Firstly the instrument is equipped with an “EMG monitor” – in other words the system measures the myogenic activity associated with muscle contraction and provides visual feedback via a computer monitor so that the patient can maintain a target level of contraction. To avoid asymmetries of course the same target is used when testing the left and right cVEMP. The below figure (Figure 1) shows an example of this. Here the patient is having the right cVEMP measured, hence is gazing over the left shoulder to contract the right sternocleidomastoid muscle. The visual feedback consists of the scroll bar (at the bottom), which is colour coded and hovers in the green zone when the correct muscle tone is obtained. If either too much or too little muscle tone occurs (which can happen momentarily in some patients) then the scroll bar will go up or down into red zones accordingly, and the system will pause the averaging of these trials until the correct muscle tone is again obtained.

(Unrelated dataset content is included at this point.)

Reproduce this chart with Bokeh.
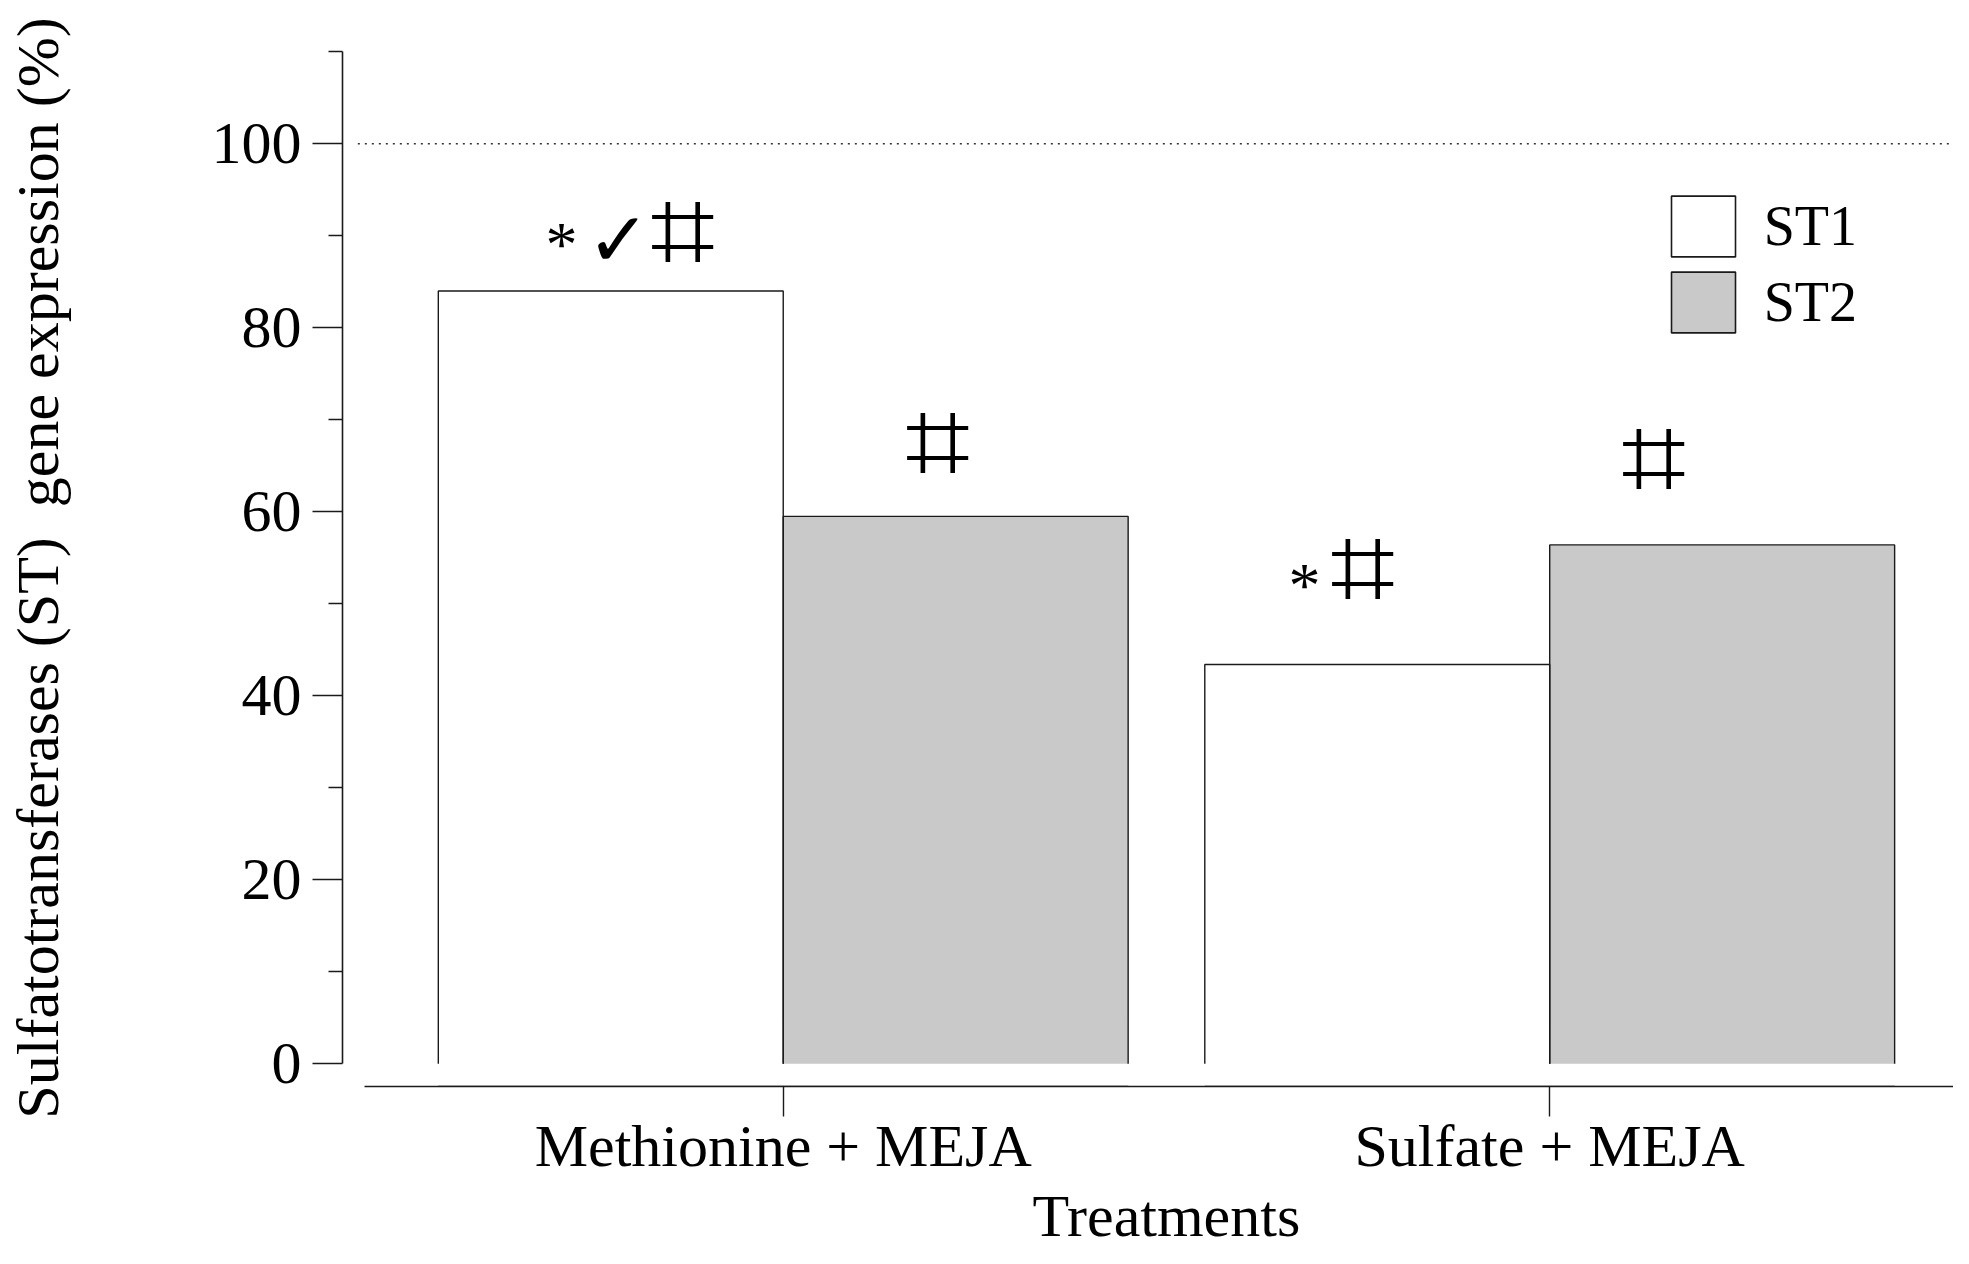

In addition to the scroll bar there is a dial (top right of screen) indicating test progress (% of requisite number of accepted sweeps) and this can help guide the patient as to how much longer they need to keep up their efforts. The top left shows a chart which plots the EMG amplitude (y-axis) over time. A consistent muscle contraction should produce a horizontal line.
After cVEMPs for each ear are collected the clinician can compare the EMG graphs to “eyeball” these charts and ensure there is a similar mean EMG, and overlapping variance. For example the below figure (Figure 2) shows the result after completion of right ear measures.
The visual feedback to the patient provides a way to help prevent muscle asymmetries from occurring. However, if asymmetries do occur then the Interacoustics Eclipse features a further tool to account for any muscle asymmetries and this provides a way to ensure valid interaural comparisons of saccular function despite muscle asymmetries; the feature is known as EMG scaling.
The VEMP amplitude is scaled in proportion to the tonic EMG activity, which is calculated from the pre-stimulus period. So, low muscle contraction would produce a scaled up VEMP and high muscle contraction would produce a scaled down VEMP according to the following equation:
Averaged VEMP response amplitude (μV) divided by root mean square of pre-stimulation EMG activity (μV)